- WHAT NEEDS TO BE DONE -
Output every line exactly as written. Leave out pictures.

- SOURCE MATERIAL -
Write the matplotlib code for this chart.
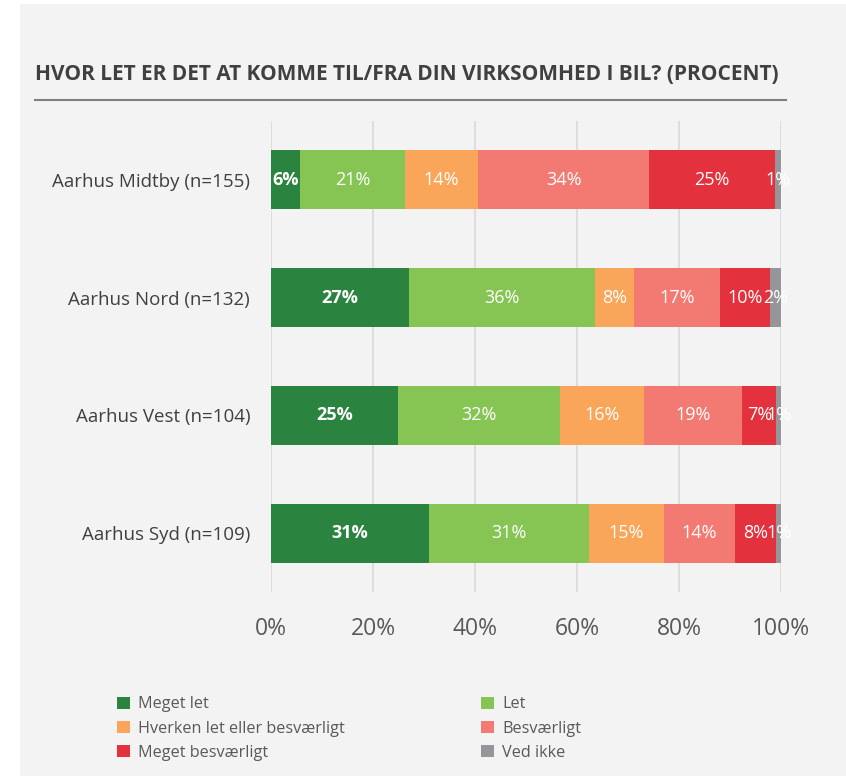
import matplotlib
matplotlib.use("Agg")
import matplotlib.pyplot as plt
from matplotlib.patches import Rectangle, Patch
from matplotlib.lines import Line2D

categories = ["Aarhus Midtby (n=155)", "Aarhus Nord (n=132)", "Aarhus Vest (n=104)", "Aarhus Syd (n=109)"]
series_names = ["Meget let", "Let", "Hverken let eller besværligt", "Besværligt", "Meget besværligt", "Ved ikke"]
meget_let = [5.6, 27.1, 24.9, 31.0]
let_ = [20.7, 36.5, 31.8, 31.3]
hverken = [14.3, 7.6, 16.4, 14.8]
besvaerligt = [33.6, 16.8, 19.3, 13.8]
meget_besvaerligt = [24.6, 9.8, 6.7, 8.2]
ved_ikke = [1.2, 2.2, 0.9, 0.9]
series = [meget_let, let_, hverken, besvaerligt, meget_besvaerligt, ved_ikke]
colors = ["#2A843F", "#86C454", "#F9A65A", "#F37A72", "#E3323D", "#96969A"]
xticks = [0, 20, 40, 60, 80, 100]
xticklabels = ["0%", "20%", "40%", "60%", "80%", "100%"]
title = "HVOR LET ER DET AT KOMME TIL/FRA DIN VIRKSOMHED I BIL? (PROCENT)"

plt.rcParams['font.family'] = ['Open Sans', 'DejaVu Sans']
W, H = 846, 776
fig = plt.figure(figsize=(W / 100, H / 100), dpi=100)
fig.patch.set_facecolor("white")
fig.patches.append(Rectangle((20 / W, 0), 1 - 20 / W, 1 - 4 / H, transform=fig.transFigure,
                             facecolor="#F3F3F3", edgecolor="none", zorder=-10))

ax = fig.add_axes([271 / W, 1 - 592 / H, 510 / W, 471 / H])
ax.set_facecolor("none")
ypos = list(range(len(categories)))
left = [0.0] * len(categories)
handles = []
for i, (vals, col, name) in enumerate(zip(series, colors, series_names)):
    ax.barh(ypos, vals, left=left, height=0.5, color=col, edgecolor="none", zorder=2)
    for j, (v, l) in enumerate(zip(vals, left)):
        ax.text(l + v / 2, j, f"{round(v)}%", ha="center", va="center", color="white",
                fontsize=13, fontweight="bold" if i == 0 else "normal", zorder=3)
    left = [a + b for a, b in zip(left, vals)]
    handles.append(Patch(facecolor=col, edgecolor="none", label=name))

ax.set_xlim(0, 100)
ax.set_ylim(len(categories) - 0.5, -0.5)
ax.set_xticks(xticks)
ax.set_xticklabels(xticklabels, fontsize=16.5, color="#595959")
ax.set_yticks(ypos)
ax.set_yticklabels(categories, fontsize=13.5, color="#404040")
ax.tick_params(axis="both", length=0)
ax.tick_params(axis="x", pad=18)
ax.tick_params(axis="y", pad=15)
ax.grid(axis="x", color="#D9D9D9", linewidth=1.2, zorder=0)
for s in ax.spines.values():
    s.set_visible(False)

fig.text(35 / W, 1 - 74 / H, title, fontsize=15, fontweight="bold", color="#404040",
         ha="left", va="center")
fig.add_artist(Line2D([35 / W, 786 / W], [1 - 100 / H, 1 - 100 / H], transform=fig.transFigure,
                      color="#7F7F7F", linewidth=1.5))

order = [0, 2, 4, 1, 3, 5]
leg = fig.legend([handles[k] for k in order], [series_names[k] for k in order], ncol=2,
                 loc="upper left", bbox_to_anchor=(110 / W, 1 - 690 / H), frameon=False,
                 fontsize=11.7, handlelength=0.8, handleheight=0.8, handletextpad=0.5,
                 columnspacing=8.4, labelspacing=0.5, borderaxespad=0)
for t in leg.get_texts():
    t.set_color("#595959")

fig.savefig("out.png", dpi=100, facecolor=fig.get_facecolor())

- SOLUTION FOR THIS EXERCISE -
Write the matplotlib code for this chart.
import matplotlib
matplotlib.use("Agg")
import matplotlib.pyplot as plt
from matplotlib.patches import Rectangle, Patch
from matplotlib.lines import Line2D

categories = ["Aarhus Midtby (n=155)", "Aarhus Nord (n=132)", "Aarhus Vest (n=104)", "Aarhus Syd (n=109)"]
series_names = ["Meget let", "Let", "Hverken let eller besværligt", "Besværligt", "Meget besværligt", "Ved ikke"]
meget_let = [5.6, 27.1, 24.9, 31.0]
let_ = [20.7, 36.5, 31.8, 31.3]
hverken = [14.3, 7.6, 16.4, 14.8]
besvaerligt = [33.6, 16.8, 19.3, 13.8]
meget_besvaerligt = [24.6, 9.8, 6.7, 8.2]
ved_ikke = [1.2, 2.2, 0.9, 0.9]
series = [meget_let, let_, hverken, besvaerligt, meget_besvaerligt, ved_ikke]
colors = ["#2A843F", "#86C454", "#F9A65A", "#F37A72", "#E3323D", "#96969A"]
xticks = [0, 20, 40, 60, 80, 100]
xticklabels = ["0%", "20%", "40%", "60%", "80%", "100%"]
title = "HVOR LET ER DET AT KOMME TIL/FRA DIN VIRKSOMHED I BIL? (PROCENT)"

plt.rcParams['font.family'] = ['Open Sans', 'DejaVu Sans']
W, H = 846, 776
fig = plt.figure(figsize=(W / 100, H / 100), dpi=100)
fig.patch.set_facecolor("white")
fig.patches.append(Rectangle((20 / W, 0), 1 - 20 / W, 1 - 4 / H, transform=fig.transFigure,
                             facecolor="#F3F3F3", edgecolor="none", zorder=-10))

ax = fig.add_axes([271 / W, 1 - 592 / H, 510 / W, 471 / H])
ax.set_facecolor("none")
ypos = list(range(len(categories)))
left = [0.0] * len(categories)
handles = []
for i, (vals, col, name) in enumerate(zip(series, colors, series_names)):
    ax.barh(ypos, vals, left=left, height=0.5, color=col, edgecolor="none", zorder=2)
    for j, (v, l) in enumerate(zip(vals, left)):
        ax.text(l + v / 2, j, f"{round(v)}%", ha="center", va="center", color="white",
                fontsize=13, fontweight="bold" if i == 0 else "normal", zorder=3)
    left = [a + b for a, b in zip(left, vals)]
    handles.append(Patch(facecolor=col, edgecolor="none", label=name))

ax.set_xlim(0, 100)
ax.set_ylim(len(categories) - 0.5, -0.5)
ax.set_xticks(xticks)
ax.set_xticklabels(xticklabels, fontsize=16.5, color="#595959")
ax.set_yticks(ypos)
ax.set_yticklabels(categories, fontsize=13.5, color="#404040")
ax.tick_params(axis="both", length=0)
ax.tick_params(axis="x", pad=18)
ax.tick_params(axis="y", pad=15)
ax.grid(axis="x", color="#D9D9D9", linewidth=1.2, zorder=0)
for s in ax.spines.values():
    s.set_visible(False)

fig.text(35 / W, 1 - 74 / H, title, fontsize=15, fontweight="bold", color="#404040",
         ha="left", va="center")
fig.add_artist(Line2D([35 / W, 786 / W], [1 - 100 / H, 1 - 100 / H], transform=fig.transFigure,
                      color="#7F7F7F", linewidth=1.5))

order = [0, 2, 4, 1, 3, 5]
leg = fig.legend([handles[k] for k in order], [series_names[k] for k in order], ncol=2,
                 loc="upper left", bbox_to_anchor=(110 / W, 1 - 690 / H), frameon=False,
                 fontsize=11.7, handlelength=0.8, handleheight=0.8, handletextpad=0.5,
                 columnspacing=8.4, labelspacing=0.5, borderaxespad=0)
for t in leg.get_texts():
    t.set_color("#595959")

fig.savefig("out.png", dpi=100, facecolor=fig.get_facecolor())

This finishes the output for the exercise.